Ünal, şeker fabrikalarının 2000´de özelleştirme kapsamına ve 2008´de programa alındığını, 2012´de özelleştirmek için harekete geçildiğini, ancak ertelendiğini anımsattı. Şimdi ise özelleştirme için alınan karar ve yapılan düzenleme etrafında bugün ihalesinin yapıldığını belirten Ünal, şeffaf bir şekilde kameraların önünde gerçekleşen ihaleyi, CHP milletvekillerinin hukuksuz bir şekilde bastığını söyledi.
Ünal, şunları kaydetti:
"Yani ihaleyi basmayı, şeffaf bir şekilde kameraların önünde gerçekleştirilen bir ihaleye fesat karıştırmak olarak değerlendirebilir miyiz? Evet, değerlendirebiliriz. Her türlü hukuksuzluğu, anayasaya aykırı davranışı kendileri için hak gören bu sözde milletvekilleri. Milletin vekaletini almak anayasa, hukuka aykırı bir şekilde bir ihaleyi basmak değildir."
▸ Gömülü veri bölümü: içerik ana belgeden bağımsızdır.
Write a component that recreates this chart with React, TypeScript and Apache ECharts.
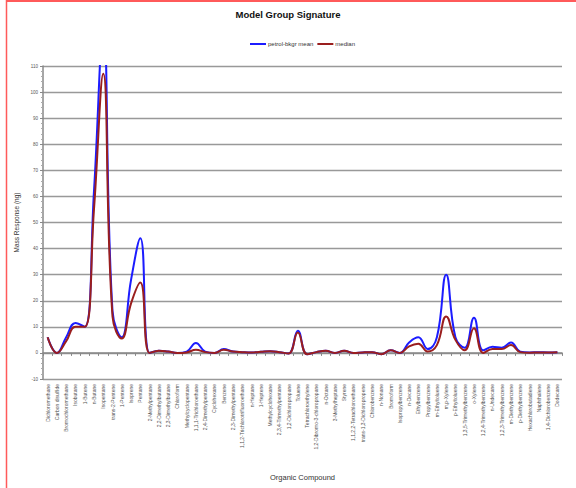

"Her ikisi de ruh ikizi gibi hareket ediyor"
Muhalefetin ittifak formülüne ilişkin bir soru üzerine ise Ünal, muhalefetin, ittifak formülünün henüz ne olduğuna dair bir şey söylemediğini ama CHP ile HDP arasında geçmişten gelen bir fikri, düşünsel iş birliği olduğunu belirterek, "Yani her ikisi de ruh ikizi gibi hareket etmekte ve davranmakta. Tepkileri de aynı, refleksleri de aynı, sempatileri de aynı." diye konuştu.
Ünal, CHP ve HDP´nin aynı terör örgütüne sempati duymaları açısından da aralarında ciddi bir ortaklığın söz konusu olduğunu belirtti.